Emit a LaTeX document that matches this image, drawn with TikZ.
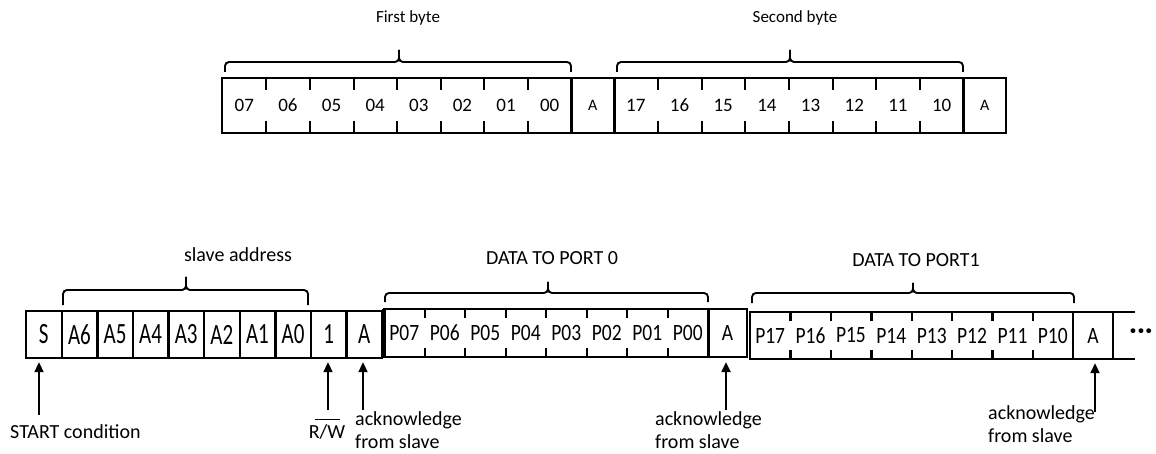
\documentclass[tikz,border=0pt]{standalone}
\usepackage{fontspec}
\usepackage{graphicx}
\setmainfont{Carlito}
\usetikzlibrary{arrows.meta,calc}
\newcommand\mybrace[6]{%
  \draw[brc] (#1,#5) |- (#3,#4) -- (#3,#6);
  \draw[brc] (#2,#5) |- (#3,#4) -- (#3,#6);}
\begin{document}
\begin{tikzpicture}[x=1pt,y=-1pt,
  brc/.style={line width=1.9pt, rounded corners=4pt},
  boxline/.style={line width=2pt},
  boxthick/.style={line width=3.4pt},
  bline/.style={line width=2.4pt},
  topcell/.style={inner sep=0pt, minimum height=55pt, font=\fontsize{19}{19}\selectfont},
  topack/.style={inner sep=0pt, minimum height=55pt, minimum width=42.5pt, font=\fontsize{16}{16}\selectfont},
  slavecell/.style={inner sep=0pt, minimum height=47pt, minimum width=35.6pt, font=\fontsize{21}{21}\selectfont},
  pcell/.style={inner sep=0pt, minimum height=#1, font=\fontsize{19.5}{19.5}\selectfont},
  lbls/.style={inner sep=0pt, font=\fontsize{17}{17}\selectfont},
  lbl/.style={inner sep=0pt, font=\fontsize{20}{23}\selectfont},
  arr/.style={line width=2pt, -{Triangle[length=10pt,width=9pt]}, shorten >=4pt}
]
\useasboundingbox (0,0) rectangle (1156,454);

% ---------- top row ----------
\foreach \t [count=\i from 0] in {07,06,05,04,03,02,01,00}
  \node[topcell, minimum width=43.625pt] (f\i) at ({222.5+43.625*\i+21.81},105.5) {\t};
\node[topack] (fa) at (592.75,105.5) {A};
\foreach \t [count=\i from 0] in {17,16,15,14,13,12,11,10}
  \node[topcell, minimum width=43.69pt] (g\i) at ({614+43.69*\i+21.84},105.5) {\t};
\node[topack] (ga) at (984.75,105.5) {A};
\draw[boxline] (f0.north west) rectangle (ga.south east);
\foreach \n in {f7,fa,g7} \draw[boxthick] (\n.north east) -- (\n.south east);
\foreach \i in {0,...,6} {
  \draw[boxline] (f\i.north east) -- ++(0,12);
  \draw[boxline] (f\i.south east) -- ++(0,-12);
  \draw[boxline] (g\i.north east) -- ++(0,12);
  \draw[boxline] (g\i.south east) -- ++(0,-12);
}
\node[lbls] (fb) at (408,18) {First byte};
\node[lbls] (sb) at (795,18) {Second byte};
\mybrace{225}{571}{399}{62}{72}{50}
\mybrace{617}{963}{790}{62}{72}{50}

% ---------- bottom row: slave address ----------
\foreach \t [count=\i from 0] in {S,A6,A5,A4,A3,A2,A1,A0,1,A}
  \node[slavecell] (s\i) at ({26+35.6*\i+17.8},334.5) {\scalebox{1}[1.4]{\t}};
\draw[bline] (s0.north west) rectangle (s9.south east);
\foreach \i in {0,...,8} \draw[bline] (s\i.north east) -- (s\i.south east);

% ---------- data to port 0 ----------
\foreach \t [count=\i from 0] in {7,6,5,4,3,2,1,0}
  \node[pcell=48pt, minimum width=40.5pt] (p0\i) at ({384+40.5*\i+20.25},333) {\scalebox{1}[1.2]{P0\t}};
\draw[bline] (p00.north west) rectangle (p07.south east);
\draw[boxthick] (p00.north west) -- (p00.south west);
\draw[boxthick] (p07.north east) -- (p07.south east);
\foreach \i in {0,...,6} {
  \draw[bline] (p0\i.north east) -- ++(0,9);
  \draw[bline] (p0\i.south east) -- ++(0,-9);
}
\node[pcell=48pt, minimum width=39pt, draw, line width=2.2pt] (a0) at (727.5,333) {\scalebox{1}[1.2]{A}};

% ---------- data to port 1 ----------
\foreach \t [count=\i from 0] in {7,6,5,4,3,2,1,0}
  \node[pcell=47pt, minimum width=40.375pt] (p1\i) at ({750+40.375*\i+20.19},335.5) {\scalebox{1}[1.2]{P1\t}};
\draw[bline] (p10.north west) rectangle (p17.south east);
\foreach \i in {0,...,6} {
  \draw[bline] (p1\i.north east) -- ++(0,9);
  \draw[bline] (p1\i.south east) -- ++(0,-9);
}
\node[pcell=47pt, minimum width=40pt] (a1) at (1093,335.5) {\scalebox{1}[1.2]{A}};
\draw[bline] (a1.north west) -- (a1.north east) -- ++(22,0);
\draw[bline] (a1.south west) -- (a1.south east) -- ++(22,0);
\draw[bline] (a1.north east) -- (a1.south east);
\node[inner sep=0pt, font=\fontsize{26}{26}\bfseries] (etc) at (1141,334) {·\kern1pt·\kern1pt·};

% ---------- brace labels ----------
\node[lbl] (sa) at (238,255) {slave address};
\node[lbl] (d0) at (552,258) {DATA TO PORT 0};
\node[lbl] (d1) at (916,260) {DATA TO PORT1};
\mybrace{63}{308}{186}{290}{305}{277}
\mybrace{385}{708}{548}{293}{302}{282}
\mybrace{752}{1074}{913}{293}{303}{283}

% ---------- bottom labels and arrows ----------
\node[lbl, anchor=west] (start) at (10,432) {START condition};
\node[lbl] (rw) at (327,432) {R/W};
\draw[line width=1.4pt] ($(rw.north)+(-12,-5)$) -- ($(rw.north)+(13,-5)$);
\node[lbl, anchor=north west, align=left] (ack1) at (355,411.5) {acknowledge\\from slave};
\node[lbl, anchor=north west, align=left] (ack2) at (655,411.5) {acknowledge\\from slave};
\node[lbl, anchor=north west, align=left] (ack3) at (988,405) {acknowledge\\from slave};

\coordinate (tS) at (39,415);
\coordinate (tRW) at (328,410);
\coordinate (tA1) at (363,410);
\coordinate (tA2) at (726,410);
\coordinate (tA3) at (1095,412);
\draw[arr] (tS) -- (tS |- s0.south);
\draw[arr] (tRW) -- (tRW |- s8.south);
\draw[arr] (tA1) -- (tA1 |- s9.south);
\draw[arr] (tA2) -- (tA2 |- a0.south);
\draw[arr] (tA3) -- (tA3 |- a1.south);
\end{tikzpicture}
\end{document}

----------------

- What the exercise asks
Write out exactly the opening lines of the data, stopping after the line that holds "(0,0) rectangle (1156,454);". Exclude pictures.

- The response
Emit a LaTeX document that matches this image, drawn with TikZ.
\documentclass[tikz,border=0pt]{standalone}
\usepackage{fontspec}
\usepackage{graphicx}
\setmainfont{Carlito}
\usetikzlibrary{arrows.meta,calc}
\newcommand\mybrace[6]{%
  \draw[brc] (#1,#5) |- (#3,#4) -- (#3,#6);
  \draw[brc] (#2,#5) |- (#3,#4) -- (#3,#6);}
\begin{document}
\begin{tikzpicture}[x=1pt,y=-1pt,
  brc/.style={line width=1.9pt, rounded corners=4pt},
  boxline/.style={line width=2pt},
  boxthick/.style={line width=3.4pt},
  bline/.style={line width=2.4pt},
  topcell/.style={inner sep=0pt, minimum height=55pt, font=\fontsize{19}{19}\selectfont},
  topack/.style={inner sep=0pt, minimum height=55pt, minimum width=42.5pt, font=\fontsize{16}{16}\selectfont},
  slavecell/.style={inner sep=0pt, minimum height=47pt, minimum width=35.6pt, font=\fontsize{21}{21}\selectfont},
  pcell/.style={inner sep=0pt, minimum height=#1, font=\fontsize{19.5}{19.5}\selectfont},
  lbls/.style={inner sep=0pt, font=\fontsize{17}{17}\selectfont},
  lbl/.style={inner sep=0pt, font=\fontsize{20}{23}\selectfont},
  arr/.style={line width=2pt, -{Triangle[length=10pt,width=9pt]}, shorten >=4pt}
]
\useasboundingbox (0,0) rectangle (1156,454);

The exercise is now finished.